Here is a transcript file for a video (on classification problems in statistics): ML7-1.srt (6KB). This was a (heavily) edited version of what was downloaded from Downsub; note that some lines have been merged to make longer lines (so the caption numbering is all messed up), and there is some LaTeX too.

On running “opencaps ML7-1”, we get three files:

  • ML7-1.html (13KB), an HTML file with the captions;

  • ML7-1cc.srt (7KB), a new SubRip file which is a moderate attempt to add closed captions, and which will be added with Handbrake to the video;

  • ML7-1trans.tex (4KB), a LaTeX transcript file.

Issues so far

This is just an experimental thing that I made for my videos - it seems to work OK generally, but everything is hacked from people who really understand what they are doing.
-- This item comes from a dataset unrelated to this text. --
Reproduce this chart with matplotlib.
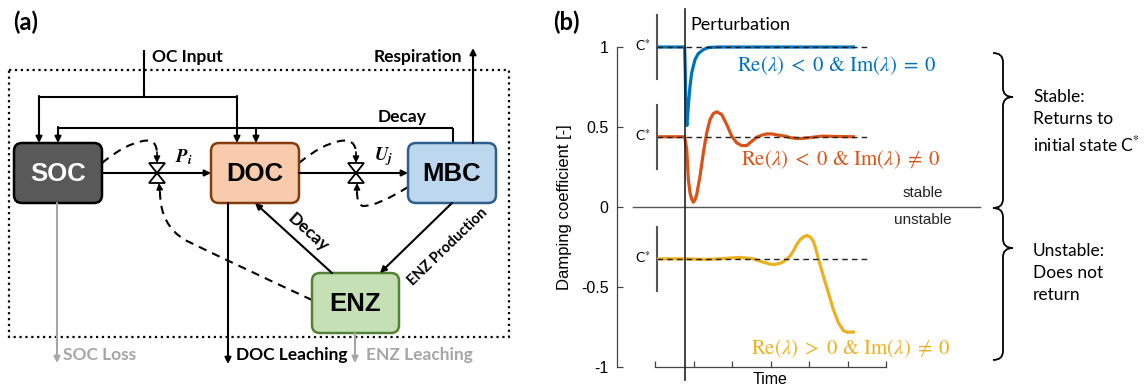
import numpy as np
import matplotlib.pyplot as plt
from matplotlib.patches import FancyBboxPatch, Rectangle, Polygon, PathPatch
from matplotlib.path import Path

plt.rcParams['mathtext.fontset'] = 'stix'

# ---- panel (b) data: time axis in tick units, values in damping coefficient units
t_pert = 0.77
t_blue = [0.05, 0.77, 0.785, 0.80, 0.815, 0.83, 0.865, 0.909, 0.953, 1.039, 1.125, 1.255,
          1.385, 1.644, 5.195]
y_blue = [1.0, 1.0, 0.85, 0.65, 0.53, 0.51, 0.63, 0.755, 0.839, 0.922, 0.959, 0.984,
          0.997, 1.0, 1.0]

t_orange = [0.05, 0.77, 0.823, 0.865, 0.909, 0.953, 0.995, 1.039, 1.083, 1.169, 1.255,
            1.343, 1.429, 1.514, 1.603, 1.732, 1.862, 1.992, 2.122, 2.252, 2.382, 2.512,
            2.642, 2.771, 2.901, 3.031, 3.203, 3.377, 3.506, 3.68, 3.844, 4.026, 4.338,
            4.675, 5.195]
y_orange = [0.439, 0.439, 0.36, 0.172, 0.089, 0.05, 0.03, 0.045, 0.078, 0.193, 0.339,
            0.464, 0.547, 0.584, 0.595, 0.578, 0.516, 0.443, 0.401, 0.384, 0.384, 0.411,
            0.436, 0.449, 0.457, 0.457, 0.449, 0.443, 0.434, 0.428, 0.429, 0.434, 0.443,
            0.441, 0.439]

t_yellow = [0.05, 0.77, 1.34, 1.775, 2.208, 2.554, 2.814, 2.987, 3.117, 3.247, 3.377,
            3.506, 3.593, 3.68, 3.766, 3.853, 3.94, 4.026, 4.113, 4.18, 4.243, 4.372,
            4.502, 4.632, 4.762, 4.892, 4.98, 5.195]
y_yellow = [-0.324, -0.324, -0.328, -0.322, -0.315, -0.324, -0.345, -0.357, -0.359,
            -0.352, -0.335, -0.307, -0.275, -0.234, -0.205, -0.187, -0.178, -0.186,
            -0.215, -0.265, -0.324, -0.432, -0.536, -0.641, -0.724, -0.772, -0.782, -0.782]

c_star = [1.0, 0.439, -0.324]
colors = ['#0072BD', '#D95319', '#EDB120']
labels = [r'$\mathrm{Re}(\lambda)\;<\;0$ & $\mathrm{Im}(\lambda)\;=\;0$',
          r'$\mathrm{Re}(\lambda)\;<\;0$ & $\mathrm{Im}(\lambda)\;\neq\;0$',
          r'$\mathrm{Re}(\lambda)\;>\;0$ & $\mathrm{Im}(\lambda)\;\neq\;0$']
label_pos = [(2.14, 0.884), (2.24, 0.297), (2.50, -0.884)]
yticks = [-1, -0.5, 0, 0.5, 1]
yticklabels = ['-1', '-0.5', '0', '0.5', '1']

# ---- panel (a) layout (pixel coords)
boxes = {
    'SOC': (14, 143, 88, 60, '#595959', '#000000', 'white'),
    'DOC': (211, 143, 88, 60, '#F8CBAD', '#843C0C', 'black'),
    'MBC': (408, 143, 88, 60, '#BDD7EE', '#2E5F8A', 'black'),
    'ENZ': (312, 273, 87, 60, '#C5E0B4', '#548235', 'black'),
}

fig = plt.figure(figsize=(11.48, 3.92), dpi=100)
ax0 = fig.add_axes([0, 0, 1, 1])
ax0.set_xlim(0, 1148)
ax0.set_ylim(392, 0)
ax0.axis('off')

diag = dict(family='Lato', weight='bold')
gray = '#A6A6A6'


def arrow(x0, y0, x1, y1, color='black', lw=1.5):
    ax0.annotate('', xy=(x1, y1), xytext=(x0, y0),
                 arrowprops=dict(arrowstyle='-|>', lw=lw, color=color,
                                 mutation_scale=9, shrinkA=0, shrinkB=0))


def line(xs, ys, color='black', lw=1.5):
    ax0.plot(xs, ys, color=color, lw=lw, solid_capstyle='butt')


def dashed(verts, codes):
    p = PathPatch(Path(verts, codes), fill=False, lw=1.5, ls=(0, (4, 3)), ec='black')
    ax0.add_patch(p)


def valve(xc, yc):
    ax0.add_patch(Polygon([[xc - 8, yc - 10], [xc + 8, yc - 10], [xc - 8, yc + 10],
                           [xc + 8, yc + 10]], closed=True, fc='white', ec='black', lw=1.3, zorder=4))


ax0.text(13, 22, '(a)', fontsize=17, va='center', **diag)
ax0.text(553, 22, '(b)', fontsize=17, va='center', **diag)

ax0.add_patch(Rectangle((9, 70), 500, 267, fill=False, ls=':', lw=1.6, ec='black'))

for name, (x, y, w, h, fc, ec, tc) in boxes.items():
    ax0.add_patch(FancyBboxPatch((x, y), w, h, boxstyle='round,pad=0,rounding_size=8',
                                 fc=fc, ec=ec, lw=1.8, zorder=3))
    ax0.text(x + w / 2, y + h / 2 + 1, name, color=tc, fontsize=18.5, ha='center', va='center',
             family='Liberation Sans', weight='bold', zorder=5)

# OC input
line([144, 144], [50, 97])
line([39, 237], [97, 97])
arrow(39, 96, 39, 143)
arrow(237, 96, 237, 143)
ax0.text(152, 57, 'OC Input', fontsize=12.5, va='center', **diag)

# decay from MBC
line([453, 453], [143, 128])
line([58, 453], [128, 128])
arrow(58, 127, 58, 143)
arrow(256, 128, 256, 143)
ax0.text(378, 117, 'Decay', fontsize=12.5, va='center', **diag)

# respiration
arrow(473, 143, 473, 48)
ax0.text(462, 57, 'Respiration', fontsize=12.5, va='center', ha='right', **diag)

# fluxes with valves
arrow(102, 173, 211, 173)
arrow(299, 173, 408, 173)
valve(157, 173)
valve(356, 173)
ax0.text(175, 157, r'$\mathbfit{P}_{\mathbfit{i}}$', fontsize=13.5, va='center')
ax0.text(374, 157, r'$\mathbfit{U}_{\mathbfit{j}}$', fontsize=13.5, va='center')

M, C3, C4, L = Path.MOVETO, Path.CURVE3, Path.CURVE4, Path.LINETO
dashed([(102, 163), (125, 144), (143, 141), (157, 138), (157, 154)], [M, C3, C3, C3, C3])
arrow(157, 152, 157, 163, lw=1.2)
dashed([(299, 163), (322, 144), (340, 141), (356, 138), (356, 154)], [M, C3, C3, C3, C3])
arrow(356, 152, 356, 163, lw=1.2)
dashed([(408, 187), (378, 206), (363, 206), (357, 205), (357, 192)], [M, C3, C3, C3, C3])
arrow(357, 193, 357, 183, lw=1.2)
dashed([(312, 300), (230, 262), (185, 240), (160, 225), (160, 192)], [M, C3, C3, C3, C3])
arrow(160, 193, 159, 183, lw=1.2)

# ENZ links
arrow(332, 273, 255, 203)
ax0.text(308, 232, 'Decay', fontsize=12.5, rotation=-42, ha='center', va='center', **diag)
arrow(452, 203, 380, 273)
ax0.text(448, 247, 'ENZ Production', fontsize=10.5, rotation=44, ha='center', va='center', **diag)

# leaching / losses
arrow(228, 203, 228, 364)
ax0.text(236, 355, 'DOC Leaching', fontsize=12.5, va='center', **diag)
arrow(57, 203, 57, 363, color=gray)
ax0.text(63, 355, 'SOC Loss', fontsize=12.5, va='center', color=gray, **diag)
arrow(355, 333, 355, 363, color=gray)
ax0.text(366, 355, 'ENZ Leaching', fontsize=12.5, va='center', color=gray, **diag)


# braces and stability text
def brace(xe, xm, xt, y0, yt, y1, r=9):
    verts = [(xe, y0), (xm, y0), (xm, y0 + r), (xm, yt - r), (xm, yt), (xt, yt),
             (xm, yt), (xm, yt + r), (xm, y1 - r), (xm, y1), (xe, y1)]
    codes = [M, C3, C3, L, C3, C3, C3, C3, L, C3, C3]
    ax0.add_patch(PathPatch(Path(verts, codes), fill=False, lw=1.3, ec='black'))


brace(993, 1003, 1013, 53, 97, 208)
brace(993, 1003, 1013, 208, 248, 360)
right = dict(family='Lato', fontsize=12.5, linespacing=1.45, va='center')
ax0.text(1033, 122, 'Stable:\nReturns to\ninitial state C$^{*}$', **right)
ax0.text(1033, 273, 'Unstable:\nDoes not\nreturn', **right)

# ---- panel (b) chart
ax = fig.add_axes([617 / 1148, 25 / 392, 363 / 1148, 359.5 / 392])
ax.patch.set_alpha(0)
ax.set_xlim(-0.987, 8.44)
ax.set_ylim(-1.0, 1.247)
for s in ['top', 'right']:
    ax.spines[s].set_visible(False)
ax.spines['left'].set_bounds(-1, 1)
ax.spines['bottom'].set_bounds(0, 6)
for s in ['left', 'bottom']:
    ax.spines[s].set_color('#444444')
    ax.spines[s].set_linewidth(0.9)
ax.set_yticks(yticks)
ax.set_yticklabels(yticklabels, family='Liberation Sans', fontsize=11.5)
ax.set_xticks(range(7))
ax.set_xticklabels([])
ax.tick_params(direction='in', length=4, color='#444444', width=0.9, pad=6)
ax.set_ylabel('Damping coefficient [-]', family='Liberation Sans', fontsize=12)
ax.yaxis.set_label_coords(-2.16, 0, transform=ax.transData)
ax.set_xlabel('Time', family='Liberation Sans', fontsize=11.5)
ax.xaxis.set_label_coords(3, -1.03, transform=ax.transData)
ax.xaxis.label.set_va('top')

ax.plot([-0.57, 8.44], [0, 0], color='#555555', lw=1, clip_on=False)
ax.text(6.96, 0.09, 'stable', family='Liberation Sans', fontsize=11, ha='center', va='center', color='#222222')
ax.text(6.96, -0.08, 'unstable', family='Liberation Sans', fontsize=11, ha='center', va='center', color='#222222')

ax.plot([t_pert, t_pert], [1.24, -1.08], color='#222222', lw=1.2, clip_on=False, zorder=5)
ax.text(t_pert + 0.15, 1.14, 'Perturbation', family='Lato', fontsize=13, va='center')

series = [(t_blue, y_blue), (t_orange, y_orange), (t_yellow, y_yellow)]
for (tt, yy), cs, col, lab, (lx, ly) in zip(series, c_star, colors, labels, label_pos):
    ax.plot([0.05, 0.05], [cs - 0.2, cs + 0.2], color='#555555', lw=1.5)
    ax.text(-0.1, cs + 0.01, 'C$^{*}$', family='Lato', fontsize=10, ha='right', va='center')
    ax.plot(tt, yy, color=col, lw=2.3, zorder=3, solid_capstyle='butt', solid_joinstyle='round')
    ax.plot([0.05, 5.58], [cs, cs], color='#222222', lw=1, ls=(0, (4, 3)), zorder=4)
    ax.text(lx, ly, lab, color=col, fontsize=15, va='center', family='STIXGeneral')

fig.savefig('out.png', dpi=100)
But there are lots of LaTeX commands that I haven't tried: I haven't tried matrices, or arrays, or even displayed equations, etc., which might require a larger baseline.

Please let me know of any issues, but I don't promise to do anything about them! Email me at a.f.jarvis@sheffield.ac.uk if you have fixes, suggestions, etc, I'm keen to read them!

I'll maintain a list of issues found by people using this method.

  • Sometimes bars are missing in the output: $\overline{x}$ is output in the same way as $x$. (Perhaps the LaTeX file was wrong?)